Task to carry out: Copy nothing but the stretch that opens with the line containing "Write the TikZ code for this diagram." and closes with the line containing "(9.5,11.5) rectangle (1300,750);". Keep pictures out.

■ ■ ■ ■ ■

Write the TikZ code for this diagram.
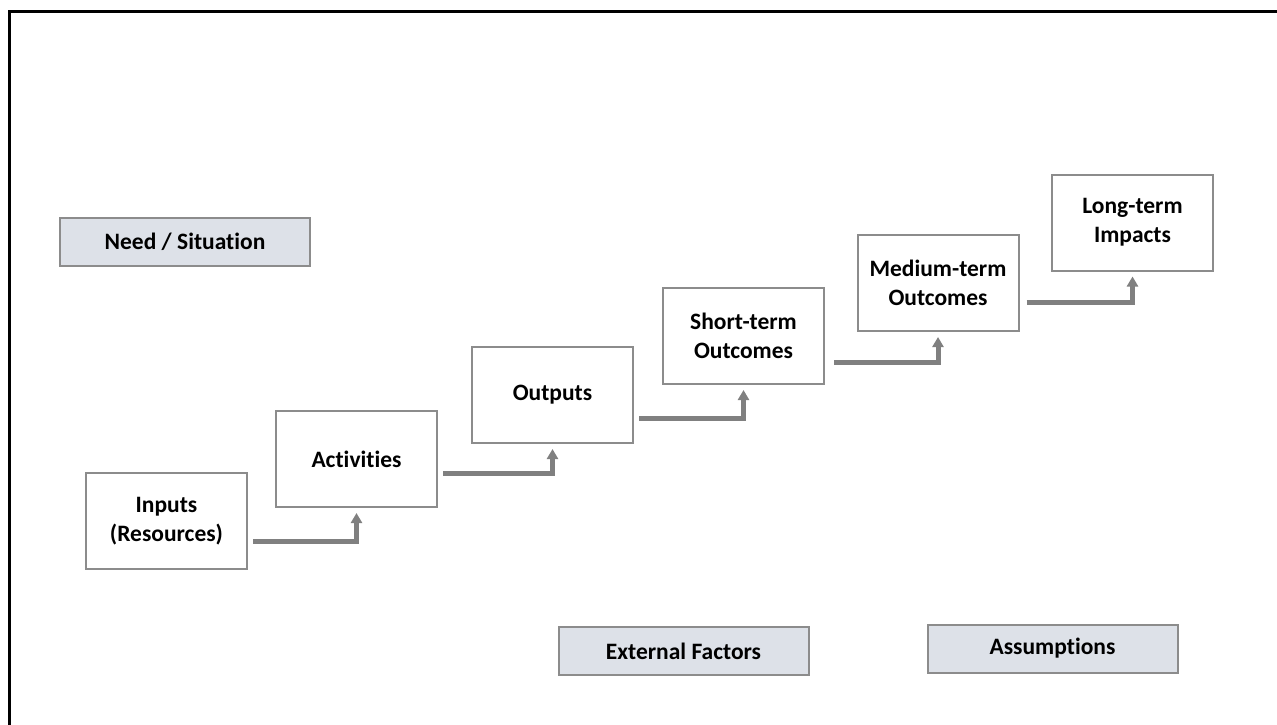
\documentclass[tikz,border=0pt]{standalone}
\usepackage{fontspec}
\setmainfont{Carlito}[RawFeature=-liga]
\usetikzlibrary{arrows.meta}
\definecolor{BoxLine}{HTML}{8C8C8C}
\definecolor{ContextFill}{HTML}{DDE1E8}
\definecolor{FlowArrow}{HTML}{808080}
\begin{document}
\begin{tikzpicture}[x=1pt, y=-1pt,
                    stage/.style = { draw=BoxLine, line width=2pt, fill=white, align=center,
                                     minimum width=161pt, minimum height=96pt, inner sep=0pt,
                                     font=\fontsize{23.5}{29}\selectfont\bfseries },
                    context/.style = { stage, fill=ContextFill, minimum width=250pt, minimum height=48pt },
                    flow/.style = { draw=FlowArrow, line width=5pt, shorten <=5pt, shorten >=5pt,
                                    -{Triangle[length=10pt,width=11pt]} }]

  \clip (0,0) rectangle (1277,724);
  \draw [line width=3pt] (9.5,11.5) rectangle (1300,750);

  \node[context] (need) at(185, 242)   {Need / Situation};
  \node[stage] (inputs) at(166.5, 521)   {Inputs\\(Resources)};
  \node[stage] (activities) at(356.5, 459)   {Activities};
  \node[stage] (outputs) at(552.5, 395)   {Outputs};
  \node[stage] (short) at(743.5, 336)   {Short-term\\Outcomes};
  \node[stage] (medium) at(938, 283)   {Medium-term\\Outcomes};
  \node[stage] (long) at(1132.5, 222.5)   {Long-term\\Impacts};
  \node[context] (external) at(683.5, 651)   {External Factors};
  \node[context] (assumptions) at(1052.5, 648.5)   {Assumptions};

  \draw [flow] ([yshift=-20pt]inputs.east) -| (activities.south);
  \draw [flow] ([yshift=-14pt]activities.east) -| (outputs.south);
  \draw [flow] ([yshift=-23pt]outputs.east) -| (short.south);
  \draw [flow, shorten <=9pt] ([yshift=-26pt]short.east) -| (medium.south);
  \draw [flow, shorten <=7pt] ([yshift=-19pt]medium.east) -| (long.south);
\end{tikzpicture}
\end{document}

■ ■ ■ ■ ■

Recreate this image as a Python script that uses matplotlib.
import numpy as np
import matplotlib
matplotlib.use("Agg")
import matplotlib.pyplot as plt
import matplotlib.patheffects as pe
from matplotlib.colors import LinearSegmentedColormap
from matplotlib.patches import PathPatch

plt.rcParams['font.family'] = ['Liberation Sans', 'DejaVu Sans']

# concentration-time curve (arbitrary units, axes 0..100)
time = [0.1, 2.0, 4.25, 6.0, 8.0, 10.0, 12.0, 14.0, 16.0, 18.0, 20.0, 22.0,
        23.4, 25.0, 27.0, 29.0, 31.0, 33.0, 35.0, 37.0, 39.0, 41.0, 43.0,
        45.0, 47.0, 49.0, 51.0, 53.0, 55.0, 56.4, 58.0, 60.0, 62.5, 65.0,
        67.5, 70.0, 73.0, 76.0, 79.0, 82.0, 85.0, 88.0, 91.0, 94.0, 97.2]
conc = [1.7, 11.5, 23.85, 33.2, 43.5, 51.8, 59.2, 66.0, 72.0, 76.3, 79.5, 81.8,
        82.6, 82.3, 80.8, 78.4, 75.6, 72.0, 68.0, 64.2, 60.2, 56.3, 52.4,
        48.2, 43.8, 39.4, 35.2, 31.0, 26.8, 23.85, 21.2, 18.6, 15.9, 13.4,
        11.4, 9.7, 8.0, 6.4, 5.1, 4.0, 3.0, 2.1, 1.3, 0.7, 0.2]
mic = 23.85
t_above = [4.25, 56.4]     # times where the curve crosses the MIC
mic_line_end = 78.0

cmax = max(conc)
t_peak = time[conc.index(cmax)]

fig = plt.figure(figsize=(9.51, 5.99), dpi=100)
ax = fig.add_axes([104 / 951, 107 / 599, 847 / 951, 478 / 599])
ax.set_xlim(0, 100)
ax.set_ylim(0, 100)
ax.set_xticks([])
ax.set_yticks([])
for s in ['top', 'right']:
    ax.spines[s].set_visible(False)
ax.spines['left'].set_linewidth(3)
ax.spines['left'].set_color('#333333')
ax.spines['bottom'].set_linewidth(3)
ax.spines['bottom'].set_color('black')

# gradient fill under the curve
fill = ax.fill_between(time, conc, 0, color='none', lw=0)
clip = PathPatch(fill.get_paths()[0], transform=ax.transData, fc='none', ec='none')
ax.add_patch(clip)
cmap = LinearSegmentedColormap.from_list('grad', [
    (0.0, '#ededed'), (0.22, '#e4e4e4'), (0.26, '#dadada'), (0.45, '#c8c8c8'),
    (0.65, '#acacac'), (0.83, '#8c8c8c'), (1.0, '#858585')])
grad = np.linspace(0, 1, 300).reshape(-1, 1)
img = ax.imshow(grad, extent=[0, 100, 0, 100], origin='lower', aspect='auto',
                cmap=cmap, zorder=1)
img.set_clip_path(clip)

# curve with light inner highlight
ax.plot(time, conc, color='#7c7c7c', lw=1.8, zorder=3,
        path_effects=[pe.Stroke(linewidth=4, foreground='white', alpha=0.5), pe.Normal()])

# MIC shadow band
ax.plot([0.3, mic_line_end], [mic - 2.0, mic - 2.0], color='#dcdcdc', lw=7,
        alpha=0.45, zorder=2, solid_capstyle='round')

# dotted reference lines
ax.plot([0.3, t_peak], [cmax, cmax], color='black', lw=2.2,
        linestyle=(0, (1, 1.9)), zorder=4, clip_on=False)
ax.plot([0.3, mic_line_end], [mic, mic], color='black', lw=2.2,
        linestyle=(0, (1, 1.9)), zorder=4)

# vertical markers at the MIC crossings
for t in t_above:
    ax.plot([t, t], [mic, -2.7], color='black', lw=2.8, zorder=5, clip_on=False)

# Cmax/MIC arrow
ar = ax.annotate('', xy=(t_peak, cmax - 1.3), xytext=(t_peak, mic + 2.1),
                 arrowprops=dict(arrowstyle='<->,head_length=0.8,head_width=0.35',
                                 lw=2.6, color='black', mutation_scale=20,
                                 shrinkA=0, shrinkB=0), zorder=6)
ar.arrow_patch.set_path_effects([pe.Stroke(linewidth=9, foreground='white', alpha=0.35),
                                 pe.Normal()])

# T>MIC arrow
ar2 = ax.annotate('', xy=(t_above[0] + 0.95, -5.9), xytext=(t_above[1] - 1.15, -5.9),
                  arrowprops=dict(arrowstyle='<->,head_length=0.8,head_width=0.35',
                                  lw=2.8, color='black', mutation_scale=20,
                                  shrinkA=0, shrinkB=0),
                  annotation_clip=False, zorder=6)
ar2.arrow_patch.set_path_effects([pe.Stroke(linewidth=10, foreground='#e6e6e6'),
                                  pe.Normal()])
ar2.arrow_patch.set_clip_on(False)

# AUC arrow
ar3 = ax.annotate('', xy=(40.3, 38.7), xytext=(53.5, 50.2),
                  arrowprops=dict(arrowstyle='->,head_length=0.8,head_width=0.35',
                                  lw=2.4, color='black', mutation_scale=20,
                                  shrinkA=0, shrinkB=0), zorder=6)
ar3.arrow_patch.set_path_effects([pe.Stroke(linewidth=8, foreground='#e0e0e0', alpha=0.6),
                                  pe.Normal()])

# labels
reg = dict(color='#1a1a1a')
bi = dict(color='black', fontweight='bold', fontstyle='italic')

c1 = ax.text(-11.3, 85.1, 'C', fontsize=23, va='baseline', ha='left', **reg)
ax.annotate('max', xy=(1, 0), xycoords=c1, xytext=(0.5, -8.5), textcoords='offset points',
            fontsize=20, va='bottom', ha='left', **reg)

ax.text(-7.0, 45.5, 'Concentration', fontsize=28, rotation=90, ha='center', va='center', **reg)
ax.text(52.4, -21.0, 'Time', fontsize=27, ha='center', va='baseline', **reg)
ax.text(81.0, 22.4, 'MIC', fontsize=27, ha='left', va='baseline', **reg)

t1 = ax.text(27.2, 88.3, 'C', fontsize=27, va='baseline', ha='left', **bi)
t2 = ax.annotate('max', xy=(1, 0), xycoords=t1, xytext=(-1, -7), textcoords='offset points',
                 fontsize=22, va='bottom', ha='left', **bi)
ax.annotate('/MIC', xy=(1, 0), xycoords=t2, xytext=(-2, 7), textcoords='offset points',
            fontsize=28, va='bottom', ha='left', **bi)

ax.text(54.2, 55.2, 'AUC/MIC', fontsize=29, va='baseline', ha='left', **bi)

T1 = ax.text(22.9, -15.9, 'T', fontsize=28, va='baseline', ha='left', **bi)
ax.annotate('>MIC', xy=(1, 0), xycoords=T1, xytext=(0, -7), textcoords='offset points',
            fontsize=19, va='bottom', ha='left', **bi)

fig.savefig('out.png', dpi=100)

■ ■ ■ ■ ■

Full response:
Write the TikZ code for this diagram.
\documentclass[tikz,border=0pt]{standalone}
\usepackage{fontspec}
\setmainfont{Carlito}[RawFeature=-liga]
\usetikzlibrary{arrows.meta}
\definecolor{BoxLine}{HTML}{8C8C8C}
\definecolor{ContextFill}{HTML}{DDE1E8}
\definecolor{FlowArrow}{HTML}{808080}
\begin{document}
\begin{tikzpicture}[x=1pt, y=-1pt,
                    stage/.style = { draw=BoxLine, line width=2pt, fill=white, align=center,
                                     minimum width=161pt, minimum height=96pt, inner sep=0pt,
                                     font=\fontsize{23.5}{29}\selectfont\bfseries },
                    context/.style = { stage, fill=ContextFill, minimum width=250pt, minimum height=48pt },
                    flow/.style = { draw=FlowArrow, line width=5pt, shorten <=5pt, shorten >=5pt,
                                    -{Triangle[length=10pt,width=11pt]} }]

  \clip (0,0) rectangle (1277,724);
  \draw [line width=3pt] (9.5,11.5) rectangle (1300,750);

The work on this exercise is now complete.